Advice on answering questions

• Write in complete sentences. Use the mark allocation for each question to determine how long you spend on each question. In particular, give yourself enough time to do justice to Question 4 as it's worth 20 marks out of the total of 50.

•  Remember to judge each individual source on its merits or weaknesses; avoid generalisations like "Source A is a secondary source and so is unreliable because the author will not know exactly what happened". Both primary and secondary sources can be reliable or unreliable. Also just because a source is biased does not mean it is of no use to an historian; e.g. a Soviet propaganda poster produced in the 1940s might not provide the historian with accurate information but it might tell us something very useful about the sort of image that Stalin's regime wanted to project to the Soviet public and the world.

•  In answering the comprehension type of question (Question 1), you need to remember to use both the source and your own knowledge to help understand it. In this type of question the examiners are testing your understanding of the source. It is better if you keep direct quotations from the passage brief and avoid quoting back whole chunks of the passage at the examiner. If you need to make longer references to the text, paraphrase (put it in your own words).

  In comparison questions (Question 2), where you are asked to "compare and contrast" two or three sources or evaluate "to what extent" two or three of the sources agree, don't forget to indicate both points of similarity and points of difference between the sources.

•  In answering questions which ask you to evaluate the usefulness of particular sources (Question 3), keep focused on the sources' origins - who produced them, when were they produced etc - and purpose - why and for whom were they produced - and ensure that you identify both the sources' value and limitations, otherwise you will be unable to score more than just over half marks for your answer. What is meant by value and limitations? - value means what the sources are useful for, what they tell us about the issue that the question is asking about; limitation means what aspects of the issue referred to in the question the sources do not tell us about, and, the extent to which the sources may not be reliable or accurate.

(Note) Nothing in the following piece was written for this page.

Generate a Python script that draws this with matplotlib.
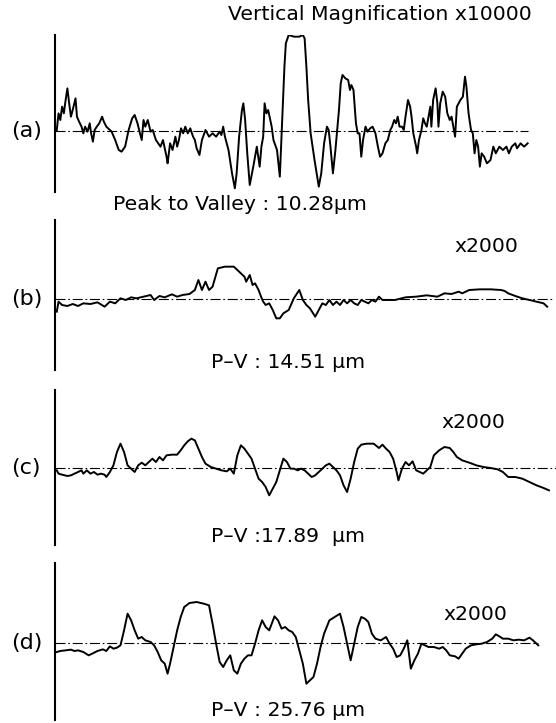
import matplotlib
matplotlib.use("Agg")
import matplotlib.pyplot as plt

plt.rcParams['font.family'] = ['DejaVu Sans']

# profile position (arbitrary units) and height above the mean line
a_x = [5, 10, 15, 20, 25, 30, 35, 40, 45, 50, 58, 62, 68, 75, 80, 85, 92, 98, 102, 107,
       112, 118, 125, 133, 138, 145, 155, 160, 170, 180, 188, 198, 208, 218, 225, 233, 240, 245, 250, 255,
       262, 270, 276, 285, 298, 305, 315, 318, 325, 332, 340, 345, 350, 356, 362, 368, 375, 382, 390, 395,
       400, 408, 415, 425, 435, 445, 455, 465, 470, 475, 480, 490, 500, 508, 513, 520, 528, 532, 537, 543,
       550, 560, 570, 578, 583, 588, 592, 597, 602, 608, 612, 617, 627, 635, 640, 648, 652, 660, 675, 690,
       700, 705, 710, 715, 722, 733, 745, 752, 760, 768, 773, 778, 785, 792, 798, 802, 807, 812, 820, 828,
       833, 837, 843, 850, 855, 860, 865, 870, 877, 883, 890, 897, 905, 912, 918, 925, 933, 940, 947, 952,
       958, 963, 968, 973, 980, 985, 990, 997, 1003, 1007, 1012, 1020, 1023, 1028, 1035, 1040, 1045, 1050, 1055, 1060,
       1063, 1068, 1075, 1080, 1083, 1088, 1095, 1102, 1108, 1115, 1120, 1125, 1130, 1135, 1145, 1152, 1158, 1162, 1168, 1175,
       1180, 1185, 1190, 1195, 1200, 1205, 1212, 1220, 1230, 1238, 1245, 1255, 1265, 1275, 1282, 1290, 1300, 1305, 1315, 1325,
       1335]
a_y = [3, 53, 33, 73, 53, 93, 128, 83, 43, 63, 98, 43, 28, 13, -7, 13, -2, 23, -7, -32,
       3, 13, 23, 43, 28, 13, 3, -2, -27, -57, -62, -47, 3, 38, 48, 23, -7, -27, 33, 13,
       33, -2, 3, -27, -47, -27, -77, -97, -37, -57, -17, -47, -27, 8, -7, 13, -7, 8, -17, -27,
       -52, -72, -27, 3, -17, -7, -17, -2, -12, 13, -17, -57, -127, -172, -127, -17, 63, 83, 33, -67,
       -162, -107, -47, -107, -47, -17, 83, 53, 63, 33, 13, -27, -57, -137, -7, 193, 263, 288, 283, 283,
       288, 278, 193, 93, -7, -87, -167, -127, -37, 13, 3, -47, -127, -57, 13, 63, 143, 168, 158, 153,
       123, 138, 123, 23, -7, -7, -77, -27, 13, -2, 8, 13, -7, -47, -77, -67, -37, -27, 3, 13,
       33, 23, 43, 13, 13, 3, 43, 93, 73, 43, -7, -47, -67, -27, 3, 38, 23, 13, 43, 73,
       13, 93, 128, 83, 13, 83, 118, 103, 53, 33, 43, 13, -17, 73, 93, 103, 163, 133, 53, 3,
       -7, -67, -27, -47, -107, -67, -77, -97, -87, -47, -67, -47, -57, -47, -67, -47, -37, -52, -37, -47,
       -37]

b_x = [5, 10, 20, 35, 50, 65, 80, 100, 120, 140, 155, 170, 185, 200, 215, 230, 250, 270, 280, 295,
       310, 330, 345, 360, 380, 395, 405, 415, 425, 435, 445, 460, 480, 505, 520, 535, 540, 550, 558, 565,
       575, 582, 588, 595, 605, 615, 625, 635, 645, 660, 675, 690, 700, 710, 720, 735, 745, 755, 765, 775,
       785, 795, 805, 815, 825, 835, 845, 855, 865, 875, 885, 895, 905, 915, 925, 940, 960, 990, 1020, 1050,
       1080, 1100, 1120, 1140, 1150, 1170, 1200, 1230, 1260, 1270, 1280, 1300, 1320, 1340, 1360, 1380, 1390]
b_y = [-38, -8, -18, -21, -15, -21, -13, -15, -10, -23, -8, -13, 2, -3, 5, 2, 7, 12, -3, 9,
       5, 14, 7, 12, 15, 27, 57, 27, 52, 27, 37, 92, 97, 97, 82, 67, 52, 72, 42, 47,
       27, 7, -8, -18, -13, -33, -58, -58, -43, -33, 3, 27, -3, -18, -28, -53, -33, -13, -18, -3,
       -18, -8, -18, -3, -13, -3, -13, -18, -3, -8, -13, -3, -8, 7, -3, -3, -3, 5, 7, 11,
       7, 17, 15, 22, 17, 27, 29, 29, 27, 24, 17, 9, 2, -3, -8, -13, -23]

c_x = [5, 10, 20, 35, 45, 55, 65, 75, 80, 90, 100, 110, 120, 130, 140, 145, 155, 165, 175, 185,
       195, 205, 215, 225, 235, 245, 255, 265, 275, 285, 295, 305, 315, 330, 345, 355, 365, 375, 385, 395,
       405, 415, 425, 440, 455, 470, 485, 495, 505, 515, 525, 535, 545, 555, 565, 575, 585, 595, 605, 615,
       625, 635, 645, 655, 665, 675, 685, 695, 705, 715, 725, 735, 745, 755, 765, 775, 785, 795, 805, 815,
       825, 835, 845, 855, 865, 880, 900, 915, 925, 935, 945, 955, 965, 970, 980, 990, 1000, 1010, 1020, 1030,
       1040, 1050, 1060, 1070, 1085, 1100, 1115, 1125, 1135, 1150, 1170, 1190, 1210, 1230, 1250, 1265, 1280, 1300, 1320, 1340,
       1360, 1380, 1395]
c_y = [-7, -17, -20, -24, -22, -17, -12, -7, -17, -7, -17, -12, -20, -17, -20, -27, -12, 8, 48, 73,
       48, 8, -2, -12, 8, 16, 8, 18, 28, 18, 33, 23, 38, 40, 40, 53, 68, 80, 88, 83,
       58, 33, 13, 3, -2, -7, -10, -2, -17, 38, 68, 58, 43, 28, -2, -32, -42, -57, -82, -62,
       -42, -7, 28, 18, -2, -2, -7, -2, -7, -17, -27, -22, -12, -2, 8, 13, 3, -7, -22, -52,
       -72, -32, 18, 58, 70, 73, 73, 60, 70, 58, 48, 28, -12, -37, -2, 18, 8, 20, -7, -12,
       -17, -7, 3, 38, 53, 63, 60, 48, 33, 23, 16, 8, 3, 0, -4, -12, -27, -27, -32, -42,
       -52, -60, -67]

d_x = [5, 15, 30, 45, 55, 65, 80, 95, 105, 120, 135, 145, 155, 165, 175, 185, 195, 205, 215, 225,
       235, 245, 255, 270, 280, 290, 300, 310, 318, 325, 335, 345, 355, 365, 380, 400, 420, 435, 445, 455,
       465, 475, 485, 495, 505, 515, 525, 535, 545, 555, 565, 575, 585, 595, 605, 620, 630, 640, 650, 660,
       670, 680, 690, 700, 710, 720, 730, 740, 750, 760, 775, 790, 805, 815, 825, 835, 845, 855, 865, 875,
       885, 895, 905, 920, 935, 945, 955, 965, 975, 985, 995, 1005, 1015, 1025, 1035, 1045, 1055, 1070, 1085, 1095,
       1105, 1115, 1130, 1140, 1150, 1160, 1175, 1190, 1205, 1220, 1235, 1245, 1255, 1265, 1280, 1295, 1310, 1325, 1340, 1350,
       1360, 1365]
d_y = [-27, -24, -22, -20, -24, -22, -27, -37, -32, -24, -19, -24, -10, -17, -14, -7, 38, 88, 68, 38,
       13, 18, 8, 3, -7, -27, -52, -62, -92, -62, -12, 38, 78, 108, 120, 123, 118, 113, 58, -2,
       -57, -72, -52, -37, -82, -92, -62, -47, -37, -37, -2, 38, 68, 48, 38, 80, 68, 43, 48, 38,
       33, 18, -22, -62, -122, -112, -102, -62, -12, 28, 68, 78, 88, 48, -2, -52, -2, 48, 78, 73,
       63, 28, 13, 8, 18, -2, -17, -42, -37, -17, 8, -77, -52, -32, -2, -7, -12, -12, -17, -12,
       -22, -37, -40, -47, -32, -17, -7, -4, -2, 3, 13, 26, 20, 13, 13, 8, 10, 8, 16, 8,
       -2, -7]

labels = ["(a)", "(b)", "(c)", "(d)"]
pv_texts = ["Peak to Valley : 10.28\u00b5m", "P\u2013V : 14.51 \u00b5m",
            "P\u2013V :17.89  \u00b5m", "P\u2013V : 25.76 \u00b5m"]
mag_texts = ["Vertical Magnification x10000", "x2000", "x2000", "x2000"]

W, H = 556, 723
fig = plt.figure(figsize=(W / 100, H / 100), dpi=100)

# pixel layout: axis top, axis bottom, mean line, dash-dot end (data units)
panels = [(35, 192, 131, 1337), (220, 370, 299, 1405), (390, 545, 468, 1415), (563, 720, 643, 1365)]
tops = [288, 237, 234, 240]
bots = [-183, -213, -231, -231]
series = [(a_x, a_y), (b_x, b_y), (c_x, c_y), (d_x, d_y)]
x0 = 55

for i, ((top, bot, base, dend), (xs, ys)) in enumerate(zip(panels, series)):
    ax = fig.add_axes([x0 / W, 1 - bot / H, (W - x0) / W, (bot - top) / H])
    ax.plot(xs, ys, color='black', lw=1.4)
    ax.plot([0, dend], [0, 0], color='black', lw=0.8, dashes=(9, 2.5, 1.5, 2.5))
    ax.set_xlim(0, 1415)
    ax.set_ylim(bots[i], tops[i])
    for s in ['top', 'right', 'bottom']:
        ax.spines[s].set_visible(False)
    ax.spines['left'].set_linewidth(1.5)
    ax.set_xticks([])
    ax.set_yticks([])
    ax.patch.set_alpha(0)
    fig.text(11 / W, 1 - base / H, labels[i], fontsize=16, ha='left', va='center')

fs = 14.7
fig.text(532 / W, 1 - 14 / H, mag_texts[0], fontsize=fs, ha='right', va='center')
fig.text(486 / W, 1 - 247 / H, mag_texts[1], fontsize=fs, ha='center', va='center')
fig.text(473 / W, 1 - 423 / H, mag_texts[2], fontsize=fs, ha='center', va='center')
fig.text(475 / W, 1 - 615 / H, mag_texts[3], fontsize=fs, ha='center', va='center')

fig.text(240 / W, 1 - 205 / H, pv_texts[0], fontsize=fs, ha='center', va='center')
fig.text(288 / W, 1 - 363 / H, pv_texts[1], fontsize=fs, ha='center', va='center')
fig.text(288 / W, 1 - 537 / H, pv_texts[2], fontsize=fs, ha='center', va='center')
fig.text(288 / W, 1 - 710 / H, pv_texts[3], fontsize=fs, ha='center', va='center')

fig.savefig("out.png", dpi=100)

• In answering the type of question (Question 4) that asks you to use your own knowledge and the sources to assess a statement about a particular area of the prescribed subject or to evaluate a feature of it, the examiners will expect you to produce a short essay. Do make sure that you use both the sources and your own knowledge otherwise you will not be able to score more than just over half marks. In terms of approach, you will probably find it much more effective and time efficient to integrate the sources and your own knowledge, rather than running through what the sources have to contribute and then using your own knowledge. Equally, aim to take a thematic approach or a ‘for and against’ approach in using the sources and your own knowledge, rather than going through each of the sources in turn.